The idea that markets can deliver human or planetary outcomes is an insult to markets. Anyone in the markets is in them for one reason only, to make money. Any CEO has one duty, to maximize shareholder value.
John Maynard Keynes said, “Practical men who believe themselves to be quite exempt from any intellectual influence, are usually the slaves of some defunct economist. Madmen in authority, who hear voices in the air, are distilling their frenzy from some academic scribbler of a few years back.”
One of those defunct economists who defines modern capitalism is Milton Friedman. Friedman was at least honestly evil. As Friedman said (via Joel Bakan), “There is but one “social responsibility” for corporate executives, Friedman believes: they must make as much money as possible for their shareholders. This is a moral imperative. Executives who choose social and environmental goals over profits — who try to act morally — are, in fact, immoral.”
This is absolutely true in the artificial ecosystem of the market, where life and death are defined purely by profit or loss. Regulation only indirectly changes the ecosystem—making it unprofitable to enslave people or introducing fines for pollution—but it doesn’t redirect the evolution of the marketplace. The goal is always increasing profit.
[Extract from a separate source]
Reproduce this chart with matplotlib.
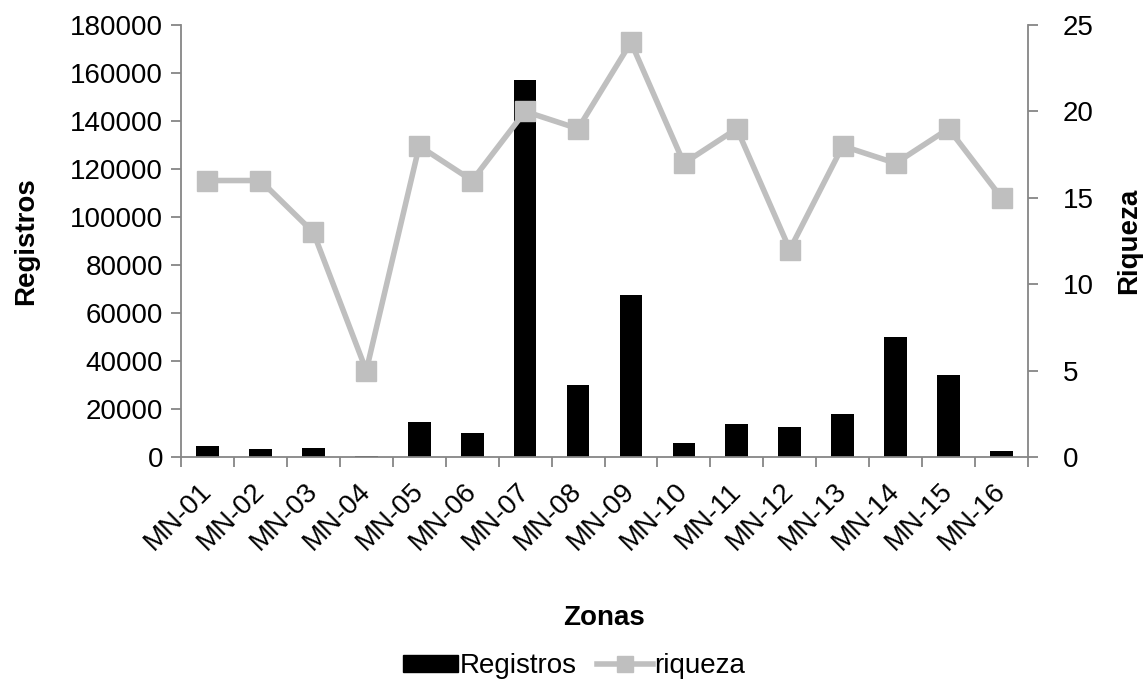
import matplotlib
matplotlib.use("Agg")
import matplotlib.pyplot as plt
import numpy as np
from matplotlib.lines import Line2D
from matplotlib.patches import Patch

plt.rcParams['font.family'] = ['Liberation Sans', 'DejaVu Sans']

zonas = ["MN-01", "MN-02", "MN-03", "MN-04", "MN-05", "MN-06", "MN-07", "MN-08",
         "MN-09", "MN-10", "MN-11", "MN-12", "MN-13", "MN-14", "MN-15", "MN-16"]
registros = [4600, 3300, 3600, 400, 14500, 9900, 157000, 30000,
             67500, 5900, 13600, 12400, 17900, 50000, 34000, 2500]
riqueza = [16, 16, 13, 5, 18, 16, 20, 19, 24, 17, 19, 12, 18, 17, 19, 15]

W, H = 1148, 682
FS = 20
fig = plt.figure(figsize=(W/100, H/100), dpi=100)
ax = fig.add_axes([181/W, 1-457/H, (1028-181)/W, (457-25)/H])
ax2 = ax.twinx()

x = np.arange(len(zonas))
ax.bar(x, registros, width=0.43, color='black', zorder=2)
ax2.plot(x, riqueza, color='#BFBFBF', lw=4, marker='s', ms=14, zorder=3)

ax.set_xlim(-0.5, len(zonas)-0.5)
ax.set_ylim(0, 180000)
ax2.set_ylim(0, 25)
ax.set_yticks(np.arange(0, 180001, 20000))
ax2.set_yticks(np.arange(0, 26, 5))

gray = '#868686'
for a in (ax, ax2):
    for s in a.spines.values():
        s.set_visible(False)
ax.spines['left'].set_visible(True)
ax.spines['bottom'].set_visible(True)
ax2.spines['right'].set_visible(True)
for s in ('left', 'bottom'):
    ax.spines[s].set_color(gray)
    ax.spines[s].set_linewidth(1.3)
ax2.spines['right'].set_color(gray)
ax2.spines['right'].set_linewidth(1.3)

ax.set_xticks(x)
ax.set_xticklabels(zonas, rotation=45, ha='right', va='center', rotation_mode='anchor')
ax.set_xticks(np.arange(-0.5, len(zonas), 1), minor=True)
ax.tick_params(axis='x', which='major', length=0, labelsize=FS, pad=22)
ax.tick_params(axis='x', which='minor', length=7, color=gray, width=1.3)
ax.tick_params(axis='y', length=7, color=gray, width=1.3, labelsize=FS, pad=6)
ax2.tick_params(axis='y', length=7, color=gray, width=1.3, labelsize=FS, pad=18)

ax.set_ylabel('Registros', fontsize=FS, fontweight='bold', labelpad=22)
ax2.set_ylabel('Riqueza', fontsize=FS, fontweight='bold', labelpad=16)
fig.text((181+1028)/2/W, 1-618/H, 'Zonas', ha='center', va='center',
         fontsize=FS, fontweight='bold')

handles = [Patch(facecolor='black', edgecolor='black'),
           Line2D([0], [0], color='#BFBFBF', lw=4, marker='s', ms=12)]
fig.legend(handles, ['Registros', 'riqueza'], loc='center',
           bbox_to_anchor=(574/W, 1-666/H), ncol=2, frameon=False,
           fontsize=FS, handlelength=2.0, handleheight=0.55,
           columnspacing=0.75, handletextpad=0.05)

fig.savefig('out.png', dpi=100)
One case in point is Tesla, which merely uses environmentalism in the same way as ‘putting a good-looking girl in front of an automobile.’ To sell an automobile. The fact is that two tons of steel and lithium to move a few people is still vastly less efficient than a train or bus. Tesla’s purported environmentalism is just a corporate insincerity, used to sell something deeply destructive of the environment, whatever the engine is. It’s just in order to sell cars.